* START Exercise input *

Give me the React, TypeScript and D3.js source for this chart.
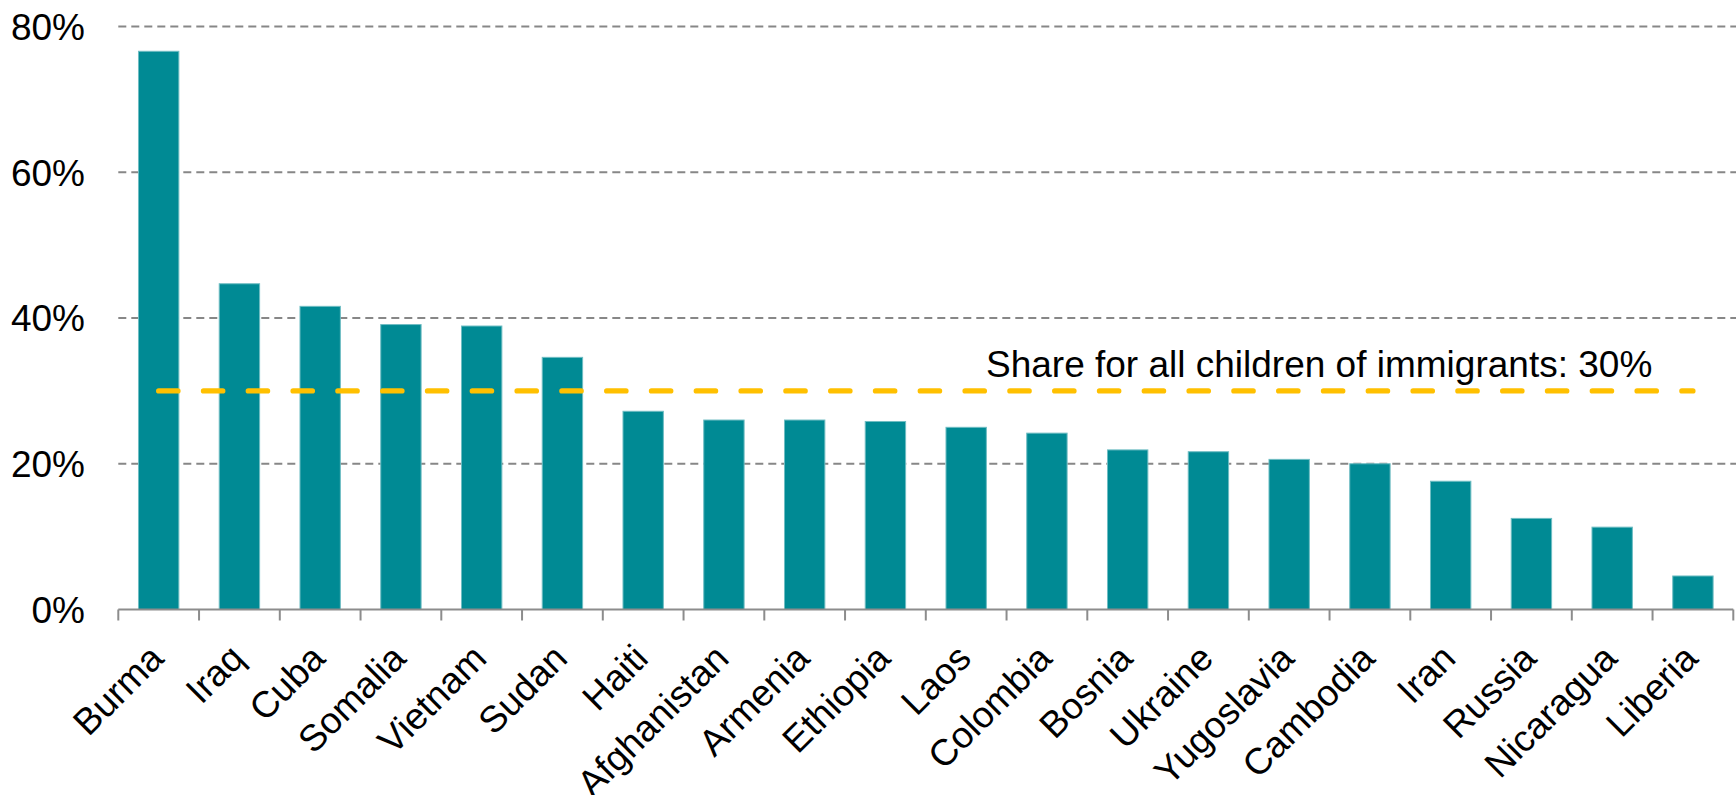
import React from "react";
import * as d3 from "d3";

const categories = [
  "Burma", "Iraq", "Cuba", "Somalia", "Vietnam", "Sudan", "Haiti", "Afghanistan",
  "Armenia", "Ethiopia", "Laos", "Colombia", "Bosnia", "Ukraine", "Yugoslavia",
  "Cambodia", "Iran", "Russia", "Nicaragua", "Liberia",
];
const shares = [
  76.6, 44.7, 41.6, 39.1, 38.9, 34.6, 27.2, 26.0, 26.0, 25.8, 25.0, 24.2, 21.9,
  21.65, 20.6, 20.0, 17.6, 12.5, 11.3, 4.6,
];
const yTicks = [0, 20, 40, 60, 80];
const averageShare = 30;
const averageLabel = "Share for all children of immigrants: 30%";

const W = 1736;
const H = 795;
const left = 118.3;
const right = 1733.3;
const top = 26.5;
const bottom = 609.5;
const FONT = "'Liberation Sans', Arial, sans-serif";

export default function App() {
  const x = d3.scaleBand<string>().domain(categories).range([left, right]).paddingInner(0.5).paddingOuter(0.25);
  const y = d3.scaleLinear().domain([0, 80]).range([bottom, top]);
  const step = x.step();
  const boundaries = d3.range(categories.length + 1).map((i) => left + i * step);
  const lineGen = d3.line<number[]>().x((d) => d[0]).y((d) => d[1]);
  const cFirst = (x(categories[0]) as number) + x.bandwidth() / 2;
  const cLast = (x(categories[categories.length - 1]) as number) + x.bandwidth() / 2;

  return (
    <svg width={W} height={H} style={{ position: "absolute", left: 0, top: 0, background: "#fff" }} fontFamily={FONT}>
      {/* gridlines */}
      {yTicks.filter((t) => t > 0).map((t) => (
        <line key={t} x1={left} x2={W} y1={y(t)} y2={y(t)} stroke="#878787" strokeWidth={2} strokeDasharray="8 5" />
      ))}
      {/* y tick labels */}
      {yTicks.map((t) => (
        <text key={t} x={85} y={y(t)} dy="0.36em" textAnchor="end" fontSize={37} fill="#000">
          {t}%
        </text>
      ))}
      {/* bars */}
      {categories.map((c, i) => (
        <rect
          key={c}
          x={x(c) as number}
          y={y(shares[i])}
          width={x.bandwidth()}
          height={bottom - y(shares[i])}
          fill="#008A94"
          stroke="#6FBDC3"
          strokeWidth={1}
        />
      ))}
      {/* axis */}
      <line x1={left} x2={right} y1={bottom} y2={bottom} stroke="#8C8C8C" strokeWidth={2} />
      {boundaries.map((b, i) => (
        <line key={i} x1={b} x2={b} y1={bottom} y2={bottom + 11} stroke="#8C8C8C" strokeWidth={2} />
      ))}
      {/* x labels */}
      {categories.map((c) => {
        const cx = (x(c) as number) + x.bandwidth() / 2;
        return (
          <text
            key={c}
            transform={`translate(${cx + 7},${bottom + 51}) rotate(-45)`}
            textAnchor="end"
            fontSize={37}
            fill="#000"
          >
            {c}
          </text>
        );
      })}
      {/* average line */}
      <path
        d={lineGen([[cFirst, y(averageShare)], [cLast, y(averageShare)]]) as string}
        stroke="#FFC000"
        strokeWidth={5.3}
        strokeLinecap="round"
        strokeDasharray="19.3 25.5"
        fill="none"
      />
      <text x={986} y={376.7} fontSize={37} fill="#000">
        {averageLabel}
      </text>
    </svg>
  );
}
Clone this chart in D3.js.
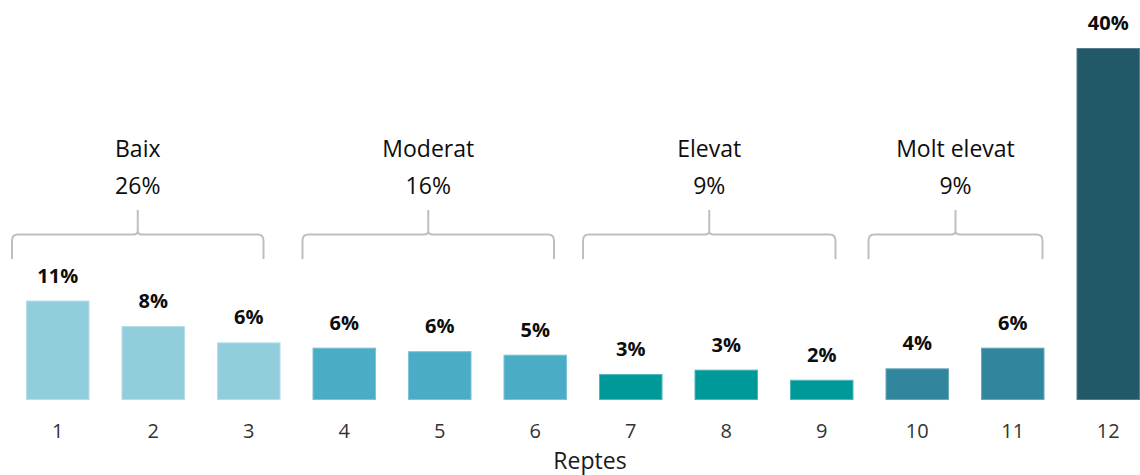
<!DOCTYPE html>
<html>
<head>
<meta charset="utf-8">
<script src="https://cdn.jsdelivr.net/npm/d3@7"></script>
<style>
  html, body { margin: 0; padding: 0; background: #fff; }
  svg { display: block; font-family: "Open Sans", "Noto Sans", sans-serif; }
</style>
</head>
<body>
<svg id="chart" width="1140" height="475"></svg>
<script>
// ---- data ----
const categories = ["1","2","3","4","5","6","7","8","9","10","11","12"];
const values = [11.3, 8.4, 6.55, 5.95, 5.55, 5.15, 2.95, 3.45, 2.3, 3.6, 5.95, 40.0];
const valueLabels = ["11%","8%","6%","6%","6%","5%","3%","3%","2%","4%","6%","40%"];
const barGroups = [0,0,0,1,1,1,2,2,2,3,3,4];
const groupNames = ["Baix","Moderat","Elevat","Molt elevat"];
const groupTotals = ["26%","16%","9%","9%"];
const groupFirst = ["1","4","7","10"];
const groupLast = ["3","6","9","11"];
const xTitle = "Reptes";

// ---- style / layout ----
const colors = ["#92CDDC","#4BACC6","#009999","#31859C","#215968"];
const strokes = ["#B4DEE8","#7CC4D7","#4DB8B8","#6AA9BA","#557F8A"];
const braceInsetL = [14, 10, 16, 17];
const braceInsetR = [17, 13, 18, 2];

const svg = d3.select("#chart");
const baseline = 400, topY = 48;

const x = d3.scaleBand()
  .domain(categories)
  .range([10, 1156])
  .paddingInner(0.335)
  .paddingOuter(0.1675);

const y = d3.scaleLinear().domain([0, 40]).range([baseline, topY]);

// bars
svg.append("g").selectAll("rect")
  .data(values)
  .join("rect")
  .attr("x", (d, i) => x(categories[i]) + 0.5)
  .attr("y", d => y(d) + 0.5)
  .attr("width", x.bandwidth() - 1)
  .attr("height", d => baseline - y(d) - 1)
  .attr("fill", (d, i) => colors[barGroups[i]])
  .attr("stroke", (d, i) => strokes[barGroups[i]])
  .attr("stroke-width", 1);

// value labels
svg.append("g").selectAll("text")
  .data(values)
  .join("text")
  .attr("x", (d, i) => x(categories[i]) + x.bandwidth() / 2)
  .attr("y", d => y(d) - 18)
  .attr("text-anchor", "middle")
  .attr("font-size", 20)
  .attr("font-weight", "bold")
  .attr("fill", "#0d0d0d")
  .text((d, i) => valueLabels[i]);

// x axis tick labels
const xAxis = d3.axisBottom(x).tickSize(0).tickPadding(0);
const gx = svg.append("g").attr("transform", `translate(0,${baseline})`).call(xAxis);
gx.select(".domain").remove();
gx.selectAll(".tick text")
  .attr("dy", 0)
  .attr("y", 38)
  .attr("font-size", 20)
  .attr("font-family", "\"Open Sans\", sans-serif")
  .attr("fill", "#333333");

// axis title
svg.append("text")
  .attr("x", (x("7") + x("6") + x.bandwidth()) / 2 + 7)
  .attr("y", 469)
  .attr("text-anchor", "middle")
  .attr("font-size", 23)
  .attr("fill", "#1a1a1a")
  .text(xTitle);

// braces
const hY = 234.5, tipTop = 210, bottomY = 259, r = 6, tr = 4;
const braceG = svg.append("g");
groupNames.forEach((name, g) => {
  const L = x(groupFirst[g]) - braceInsetL[g];
  const R = x(groupLast[g]) + x.bandwidth() - braceInsetR[g];
  const tip = (L + R) / 2;
  const p = d3.path();
  p.moveTo(L, bottomY);
  p.lineTo(L, hY + r);
  p.quadraticCurveTo(L, hY, L + r, hY);
  p.lineTo(tip - tr, hY);
  p.quadraticCurveTo(tip, hY, tip, hY - tr);
  p.lineTo(tip, tipTop);
  p.moveTo(tip, hY - tr);
  p.quadraticCurveTo(tip, hY, tip + tr, hY);
  p.lineTo(R - r, hY);
  p.quadraticCurveTo(R, hY, R, hY + r);
  p.lineTo(R, bottomY);
  braceG.append("path")
    .attr("d", p.toString())
    .attr("fill", "none")
    .attr("stroke", "#BFBFBF")
    .attr("stroke-width", 2);
  braceG.append("text")
    .attr("x", tip)
    .attr("y", 157)
    .attr("text-anchor", "middle")
    .attr("font-size", 23)
    .attr("fill", "#0d0d0d")
    .text(name);
  braceG.append("text")
    .attr("x", tip)
    .attr("y", 194)
    .attr("text-anchor", "middle")
    .attr("font-size", 23)
    .attr("fill", "#0d0d0d")
    .text(groupTotals[g]);
});
</script>
</body>
</html>
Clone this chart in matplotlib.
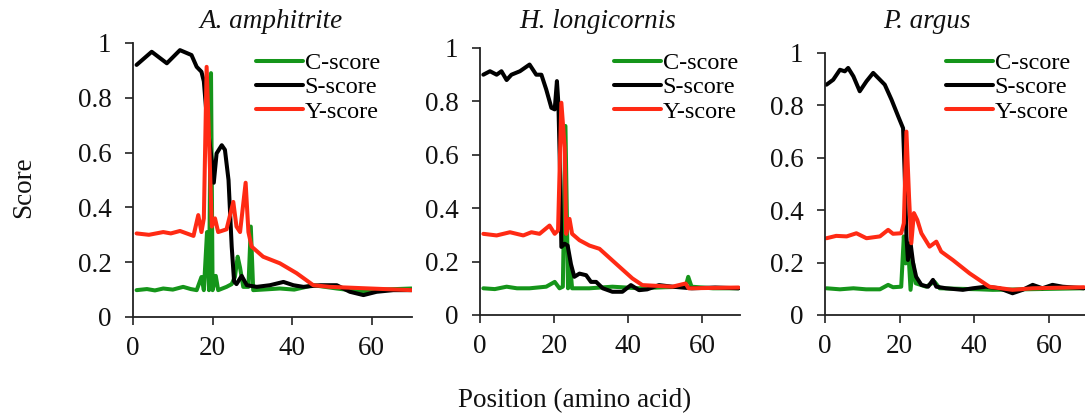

* END Exercise input *

What the exercise asks -
Transcribe exactly, please, the lines between the start of the records above and the line holding "const cLast = (x(categories[categories.length", counting both of those lines and omitting pictures.

Full output -
Give me the React, TypeScript and D3.js source for this chart.
import React from "react";
import * as d3 from "d3";

const categories = [
  "Burma", "Iraq", "Cuba", "Somalia", "Vietnam", "Sudan", "Haiti", "Afghanistan",
  "Armenia", "Ethiopia", "Laos", "Colombia", "Bosnia", "Ukraine", "Yugoslavia",
  "Cambodia", "Iran", "Russia", "Nicaragua", "Liberia",
];
const shares = [
  76.6, 44.7, 41.6, 39.1, 38.9, 34.6, 27.2, 26.0, 26.0, 25.8, 25.0, 24.2, 21.9,
  21.65, 20.6, 20.0, 17.6, 12.5, 11.3, 4.6,
];
const yTicks = [0, 20, 40, 60, 80];
const averageShare = 30;
const averageLabel = "Share for all children of immigrants: 30%";

const W = 1736;
const H = 795;
const left = 118.3;
const right = 1733.3;
const top = 26.5;
const bottom = 609.5;
const FONT = "'Liberation Sans', Arial, sans-serif";

export default function App() {
  const x = d3.scaleBand<string>().domain(categories).range([left, right]).paddingInner(0.5).paddingOuter(0.25);
  const y = d3.scaleLinear().domain([0, 80]).range([bottom, top]);
  const step = x.step();
  const boundaries = d3.range(categories.length + 1).map((i) => left + i * step);
  const lineGen = d3.line<number[]>().x((d) => d[0]).y((d) => d[1]);
  const cFirst = (x(categories[0]) as number) + x.bandwidth() / 2;
  const cLast = (x(categories[categories.length - 1]) as number) + x.bandwidth() / 2;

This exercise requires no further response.